From the moment Rose went down, people have to ask themselves if he was afforded the humanity of going through his process without the constant questions about “when”, the way LaVine has been.

LaVine knows what he represents, not just from an athletic standpoint but a symbolic one, as the new unblemished hope the front office and fan base can believe in.

The same fan base that cheered loudly for the league’s youngest MVP in 2011 was the same base that cheered in encouragement a year later when Rose limped to deliver the game ball to the referees before Game 2 of the Bulls’ series against the Philadelphia 76ers—days after Rose’s career took a turn he hasn’t recovered from.

The same fan base was splintered a year later when reports of Rose’s readiness to play came into question—when someone from the inside wanted the public to know Rose was practicing and appeared ready to join the fray. The phrase “cleared by team doctors” took on new meaning, depending on who read the words, depending on whose perspective one leaned toward.

Everything became ambiguous, and Rose’s words splintered the fan base even more, despite his intentions of wanting to return to MVP form was just as much a desire of his own as it was Chicago’s.

By the end of the saga, everybody had a side and for most, there was little gray: Either you were a Rose sympathizer for what his body and mind were going through or you sat on the side of the team.

Either you understood the sentiment of not wanting to throw Rose back to the floor to play for a coach in Tom Thibodeau who grinded players until they had nothing left to give, or you sided with the thought that playing for a coach like Thibodeau was best, pushing players to overachieve and that the best way to rehab is to push through the thresholds, breaking through to realize there’s no real fear on the other side.

The media played its part, and Rose certainly did, too. Everybody’s hands had dirt on them; It was just a matter of who you thought bathed in the mud for their own benefit.

With LaVine, though, it represents a new start.

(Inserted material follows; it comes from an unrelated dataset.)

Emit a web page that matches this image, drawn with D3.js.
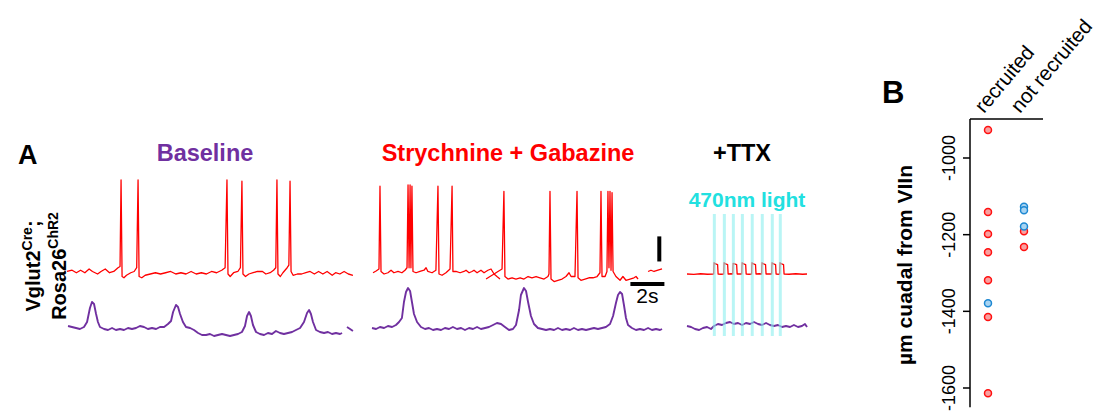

He tore his ACL two months before his 22nd birthday, but unlike Rose, had never been asked to carry a franchise or the basketball hopes of a city on his shoulders.

But he wants it, and with a quiet smile and assured demeanor, welcomes the pressure that comes with playing in Michael Jordan’s city, in Derrick Rose’s city.

LaVine wasn’t even a full-time starter during his one season at UCLA, and had to bide time as a third option next to Karl-Anthony Towns and Andrew Wiggins in Minnesota.

Along with Lauri Markkanen and Kris Dunn, the Bulls have the pieces to return to a level of relevance sooner rather than later. And if LaVine is the healthy star he’s projected to be, the rebuild will shoot up like a rocket and there’s few places better for LaVine than the Chicago market.

Here, he’ll be celebrated, championed and adored—similar in a way that Butler was, held up as an Anti-Rose figure. Unlike with Butler and Rose before him, perhaps some patience will be in order.

Mistakes can’t be undone and likely won’t be admitted to but future casualties can be avoided.

Because Tommy Edwards won’t be saying “From Chicago!” but the proverbial ghost of Derrick Rose hasn’t left the building—not just yet.